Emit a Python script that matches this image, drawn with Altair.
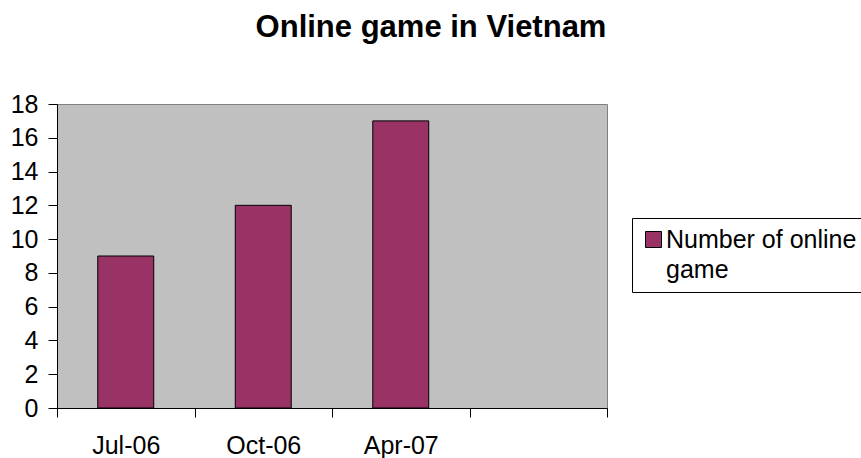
import altair as alt
import pandas as pd

categories = ["Jul-06", "Oct-06", "Apr-07", " "]
values = [9, 12, 17, None]
series_name = "Number of online game"

df = pd.DataFrame({"period": categories, "count": values, "series": [series_name] * 4})

FONT = "Liberation Sans"

bars = alt.Chart(df).mark_bar(stroke="black", strokeWidth=1, color="#993366",
                              width=alt.RelativeBandSize(0.407)).encode(
    x=alt.X("period:N", sort=categories,
            scale=alt.Scale(domain=categories, paddingInner=0, paddingOuter=0),
            axis=alt.Axis(title=None, labelAngle=0, tickBand="extent", tickSize=9,
                          labelPadding=16, labelFontSize=25, labelFont=FONT,
                          labelColor="black", domainColor="black", tickColor="black")),
    y=alt.Y("count:Q", scale=alt.Scale(domain=[0, 18], nice=False),
            axis=alt.Axis(title=None, values=list(range(0, 19, 2)), grid=False, tickSize=9,
                          labelPadding=10, labelFontSize=25, labelFont=FONT,
                          labelColor="black", domainColor="black", tickColor="black")),
    fill=alt.Fill("series:N", scale=alt.Scale(domain=[series_name], range=["#993366"]),
                  legend=alt.Legend(title=None, orient="none", legendX=575, legendY=114,
                                    symbolType="square", symbolSize=256, symbolStrokeColor="black",
                                    symbolStrokeWidth=1, labelFontSize=25, labelFont=FONT,
                                    labelColor="black", labelLimit=400,
                                    labelExpr="['Number of online', 'game']",
                                    strokeColor="black", fillColor="white", padding=9,
                                    labelOffset=0)),
)

chart = bars.properties(
    width=550, height=304,
    padding={"left": 57, "top": 104, "right": 254, "bottom": 50},
    autosize=alt.AutoSizeParams(type="none"),
    background="white",
    title=alt.TitleParams("Online game in Vietnam", font=FONT, fontSize=31, fontWeight="bold",
                          color="black", anchor="middle", frame="group", dx=99, offset=48),
).configure(
    view=alt.ViewConfig(fill="#C0C0C0", stroke="#808080", strokeWidth=1),
    style={"guide-label": {"lineHeight": 30}},
)

chart.save("out.html", embed_options={"renderer": "svg", "actions": False})
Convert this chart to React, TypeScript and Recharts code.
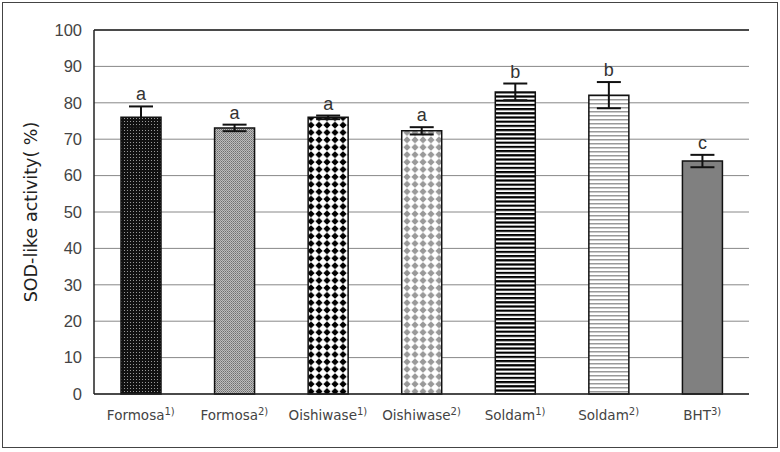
import { Bar, BarChart, CartesianGrid, Cell, ErrorBar, LabelList, ReferenceLine, XAxis, YAxis } from "recharts";

const categories = ["Formosa", "Formosa", "Oishiwase", "Oishiwase", "Soldam", "Soldam", "BHT"];
const notes = ["1)", "2)", "1)", "2)", "1)", "2)", "3)"];
const activity = [76, 73.1, 76, 72.3, 83, 82.1, 64];
const errors = [3, 0.9, 0.5, 1, 2.3, 3.6, 1.7];
const letters = ["a", "a", "a", "a", "b", "b", "c"];
const yTicks = [0, 10, 20, 30, 40, 50, 60, 70, 80, 90, 100];

const fills = ["url(#p1)", "url(#p2)", "url(#p3)", "url(#p4)", "url(#p5)", "url(#p6)", "#808080"];

const data = categories.map((c, i) => ({
  key: `${c}${notes[i]}`,
  name: c,
  note: notes[i],
  value: activity[i],
  err: errors[i],
  sig: letters[i],
}));

const FONT = "'Liberation Sans', Arial, sans-serif";
const WIDE = "'DejaVu Sans', sans-serif";

function CategoryTick({ x, y, index }: { x?: number; y?: number; index?: number }) {
  const d = data[index ?? 0];
  return (
    <text x={x} y={(y ?? 0) + 18} textAnchor="middle" fontFamily={WIDE} fontSize={13.5} fill="#444">
      {d.name}
      <tspan fontSize={10} dy={-5}>{d.note}</tspan>
    </text>
  );
}

function SigLabel(props: any) {
  const { x, y, width, height, index } = props;
  const v = activity[index];
  const pxPerUnit = height / v;
  const top = y - errors[index] * pxPerUnit;
  return (
    <text x={x + width / 2} y={top - 6} textAnchor="middle" fontFamily={FONT} fontSize={18} fill="#333">
      {letters[index]}
    </text>
  );
}

export default function App() {
  return (
    <div
      style={{
        position: "absolute",
        left: 2,
        top: 2,
        width: 774,
        height: 444,
        border: "1px solid #444",
        background: "#fff",
      }}
    >
      <BarChart
        width={774}
        height={444}
        data={data}
        margin={{ top: 27, right: 28, left: 0, bottom: 0 }}
        barCategoryGap={0}
      >
        <defs>
          <pattern id="p1" width={3} height={3} patternUnits="userSpaceOnUse">
            <rect width={3} height={3} fill="#111" />
            <rect x={1} y={1} width={1} height={1} fill="#999" />
          </pattern>
          <pattern id="p2" width={2} height={2} patternUnits="userSpaceOnUse">
            <rect width={2} height={2} fill="#bdbdbd" />
            <rect width={1} height={1} fill="#6e6e6e" />
            <rect x={1} y={1} width={1} height={1} fill="#8a8a8a" />
          </pattern>
          <pattern id="p3" width={8} height={7.4} patternUnits="userSpaceOnUse">
            <rect width={8} height={7.4} fill="#fff" />
            <polygon points="4,0.3 7.7,3.7 4,7.1 0.3,3.7" fill="#000" />
          </pattern>
          <pattern id="p4" width={8} height={7.4} patternUnits="userSpaceOnUse">
            <rect width={8} height={7.4} fill="#fff" />
            <polygon points="4,0.3 7.7,3.7 4,7.1 0.3,3.7" fill="#999" />
          </pattern>
          <pattern id="p5" width={4.2} height={4.2} patternUnits="userSpaceOnUse">
            <rect width={4.2} height={4.2} fill="#fff" />
            <rect width={4.2} height={2.2} fill="#000" />
          </pattern>
          <pattern id="p6" width={4} height={4} patternUnits="userSpaceOnUse">
            <rect width={4} height={4} fill="#fff" />
            <rect width={4} height={1.5} fill="#999" />
          </pattern>
        </defs>
        <CartesianGrid vertical={false} stroke="#888" strokeWidth={1} />
        <XAxis
          dataKey="key"
          height={53}
          axisLine={{ stroke: "#222", strokeWidth: 1.5 }}
          tickLine={false}
          tick={<CategoryTick />}
          interval={0}
        />
        <YAxis
          domain={[0, 100]}
          ticks={yTicks}
          width={91}
          axisLine={{ stroke: "#222", strokeWidth: 1.5 }}
          tickLine={false}
          tickSize={0}
          tickMargin={12}
          tick={{ fontFamily: FONT, fontSize: 16.5, fill: "#444" }}
          label={(p: any) => {
            const vb = p.viewBox;
            const cy = vb.y + vb.height / 2;
            return (
              <text
                x={28}
                y={cy}
                transform={`rotate(-90, 28, ${cy})`}
                textAnchor="middle"
                dominantBaseline="central"
                fontFamily={WIDE}
                fontSize={17.5}
                fill="#222"
              >
                SOD-like activity( %)
              </text>
            );
          }}
        />
        <YAxis
          yAxisId="r"
          orientation="right"
          domain={[0, 100]}
          width={0}
          tick={false}
          tickLine={false}
          axisLine={{ stroke: "#222", strokeWidth: 1.5 }}
        />
        <ReferenceLine y={100} stroke="#222" strokeWidth={1.5} />
        <Bar dataKey="value" barSize={40} stroke="#111" strokeWidth={1.5} isAnimationActive={false}>
          {data.map((d, i) => (
            <Cell key={d.key} fill={fills[i]} />
          ))}
          <ErrorBar dataKey="err" width={12} stroke="#111" strokeWidth={2} direction="y" />
          <LabelList dataKey="sig" content={<SigLabel />} />
        </Bar>
      </BarChart>
    </div>
  );
}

+ + + + +

Aim of the task:
Nothing but the lines from the one containing "Convert this chart" through the one containing "80, 90, 100];" should be written out, exactly and with both ends. Pictures are left out.

Correct answer:
Convert this chart to React, TypeScript and Recharts code.
import { Bar, BarChart, CartesianGrid, Cell, ErrorBar, LabelList, ReferenceLine, XAxis, YAxis } from "recharts";

const categories = ["Formosa", "Formosa", "Oishiwase", "Oishiwase", "Soldam", "Soldam", "BHT"];
const notes = ["1)", "2)", "1)", "2)", "1)", "2)", "3)"];
const activity = [76, 73.1, 76, 72.3, 83, 82.1, 64];
const errors = [3, 0.9, 0.5, 1, 2.3, 3.6, 1.7];
const letters = ["a", "a", "a", "a", "b", "b", "c"];
const yTicks = [0, 10, 20, 30, 40, 50, 60, 70, 80, 90, 100];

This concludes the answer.